The cinema's remarkable power as a vessel for nostalgia is precisely what gives "In Memoriam" its emotional charge. The medium has an unparalleled capacity to capture an artist's creative spirit in its prime, preserving its essence for posterity. As critic Philip Lopate once observed in an essay on the films of Carl Theodor Dreyer, "perhaps there is something in the very nature of film, whose images live or die by projected beams of light, that courts the invisible, the otherwordly." Dreyer was no fan of montages, believing that a certain spiritual and aesthetic stillness was integral to the movie camera's mission, but he might have made an exception for "In Memoriam." Its crystalline images and smooth dissolves echo the Great Dane's efforts "to record the motions of the soul."
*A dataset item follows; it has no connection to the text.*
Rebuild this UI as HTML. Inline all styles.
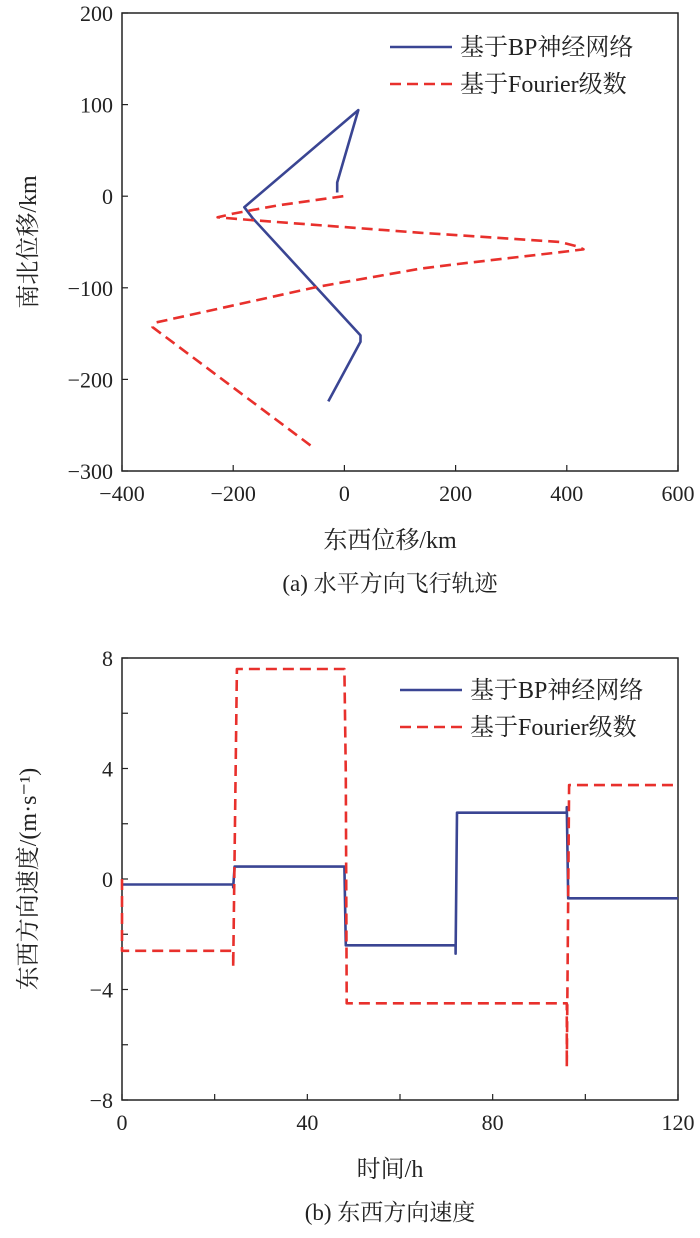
<!DOCTYPE html>
<html><head><meta charset="utf-8"><style>
body{margin:0;background:#fff;}
svg text{font-family:"Liberation Serif","Noto Serif CJK SC",serif;fill:#222;}
</style></head><body>
<svg id="s" width="700" height="1233" xmlns="http://www.w3.org/2000/svg">
<g id="ga"></g>
<g id="gb"></g>
</svg>
<script>
// Chart (a) data
const aXTicks=[-400,-200,0,200,400,600];
const aYTicks=[200,100,0,-100,-200,-300];
const bpEast=[-13,-13,25,-180,-165,29,29,-29];
const bpNorth=[4,15,94,-12,-24,-152,-159,-224];
const fsEast=[-2,-120,-200,-228,-169,137,190,388,420,430,390,190,137,-49,-340,-345,-61];
const fsNorth=[0,-10,-19,-23,-26,-40,-42,-50,-55,-58,-61,-75,-79,-99,-138,-143,-272];
// Chart (b) data
const bXTicks=[0,40,80,120];
const bYTicks=[8,4,0,-4,-8];
const bpT=[0,24,24,24.3,48,48.3,72,72,72.3,96,96,96.3,120];
const bpV=[-0.2,-0.2,-0.3,0.45,0.45,-2.4,-2.4,-2.7,2.4,2.4,2.6,-0.7,-0.7];
const fsT=[0,0,24,24,24.8,48,48.3,48.5,96,96,96.5,120];
const fsV=[0,-2.6,-2.6,-3.2,7.6,7.6,3.8,-4.5,-4.5,-6.8,3.4,3.4];

const NS='http://www.w3.org/2000/svg';
function mk(p,tag,at,txt){const e=document.createElementNS(NS,tag);for(const k in at)e.setAttribute(k,at[k]);if(txt!==undefined)e.textContent=txt;p.appendChild(e);return e;}

function chart(g,o){
  const sx=v=>o.x0+(v-o.xmin)/(o.xmax-o.xmin)*(o.x1-o.x0);
  const sy=v=>o.y1-(v-o.ymin)/(o.ymax-o.ymin)*(o.y1-o.y0);
  const box=mk(g,'rect',{x:o.x0,y:o.y0,width:o.x1-o.x0,height:o.y1-o.y0,fill:'none',stroke:'#222','stroke-width':1.5});
  
  
  for(let v=o.xmin;v<=o.xmax;v+=o.xminor){const t=mk(g,'line',{x1:sx(v),x2:sx(v),y1:o.y1,y2:o.y1-6,stroke:'#222','stroke-width':1.2});
    }
  for(let v=o.ymin;v<=o.ymax;v+=o.yminor){const t=mk(g,'line',{x1:o.x0,x2:o.x0+6,y1:sy(v),y2:sy(v),stroke:'#222','stroke-width':1.2});
    }
  o.xt.forEach(v=>{const t=mk(g,'text',{x:sx(v),y:o.y1+30,'font-size':22,'text-anchor':'middle'},String(v).replace('-','−'));
    });
  o.yt.forEach(v=>{const t=mk(g,'text',{x:o.x0-9,y:sy(v)+8,'font-size':22,'text-anchor':'end'},String(v).replace('-','−'));
    });
  o.series.forEach(s=>{const d=s.x.map((v,i)=>(i?'L':'M')+sx(v).toFixed(1)+','+sy(s.y[i]).toFixed(1)).join('');
    const p=mk(g,'path',{d:d,fill:'none',stroke:s.c,'stroke-width':2.6,'stroke-dasharray':s.dash||'none','stroke-linejoin':'round'});
    });
  o.series.forEach((s,i)=>{const y=o.ly+i*37;
    const l=mk(g,'line',{x1:o.lx,x2:o.lx+62,y1:y,y2:y,stroke:s.c,'stroke-width':2.6,'stroke-dasharray':s.dash||'none'});
    
    const t=mk(g,'text',{x:o.lx+70,y:y+8,'font-size':24},s.label);
    });
  const xl=mk(g,'text',{x:(o.x0+o.x1)/2-10,y:o.y1+77,'font-size':24,'text-anchor':'middle'},o.xlab);
  
  const cy=(o.y0+o.y1)/2;
  const yl=mk(g,'text',{x:36,y:cy,'font-size':24,'text-anchor':'middle',transform:'rotate(-90 36 '+cy+')'},o.ylab);
  
  const cp=mk(g,'text',{x:(o.x0+o.x1)/2-10,y:o.y1+120,'font-size':23,'text-anchor':'middle'},o.cap);
  
}
chart(document.getElementById('ga'),{x0:122,x1:678,y0:13,y1:471,xmin:-400,xmax:600,ymin:-300,ymax:200,xminor:200,yminor:100,
 xt:aXTicks,yt:aYTicks,lx:390,ly:47,xlab:'东西位移/km',ylab:'南北位移/km',cap:'(a) 水平方向飞行轨迹',
 series:[{x:bpEast,y:bpNorth,c:'#3a4593',name:'bp-trajectory-line',label:'基于BP神经网络'},
         {x:fsEast,y:fsNorth,c:'#e8302c',dash:'11 6',name:'fourier-trajectory-line',label:'基于Fourier级数'}]});
chart(document.getElementById('gb'),{x0:122,x1:678,y0:658,y1:1100,xmin:0,xmax:120,ymin:-8,ymax:8,xminor:20,yminor:2,
 xt:bXTicks,yt:bYTicks,lx:400,ly:690,xlab:'时间/h',ylab:'东西方向速度/(m·s⁻¹)',cap:'(b) 东西方向速度',
 series:[{x:bpT,y:bpV,c:'#3a4593',name:'bp-velocity-line',label:'基于BP神经网络'},
         {x:fsT,y:fsV,c:'#e8302c',dash:'11 6',name:'fourier-velocity-line',label:'基于Fourier级数'}]});
</script>
</body></html>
Or maybe "In Memoriam" is just an elegant way to give whoever's hosting the Oscars a bathroom break before throwing to a Doritos commercial. Whatever the reason for its inclusion in the Academy Awards, it's a welcome reassurance that, warts and all, they remain a wonderful celebration of the movies. As the segment's last image fades to black, we may find our critical synapses reigniting: "Why did they devote 30 seconds to George Harrison but only three to Akira Kurosawa? Did they really leave out Brad Renfro and Robert Goulet?" But even then, caught in the most dyspeptic throes of Oscar angst, we are as inextricably tied to this annual ritual as Jack Twist and Ennis del Mar were to their yearly trips to Brokeback Mountain. "You are too much for me, Oscar," we yell at the TV every year. "I wish I knew how to quit you." "In Memoriam" reminds us why we never do.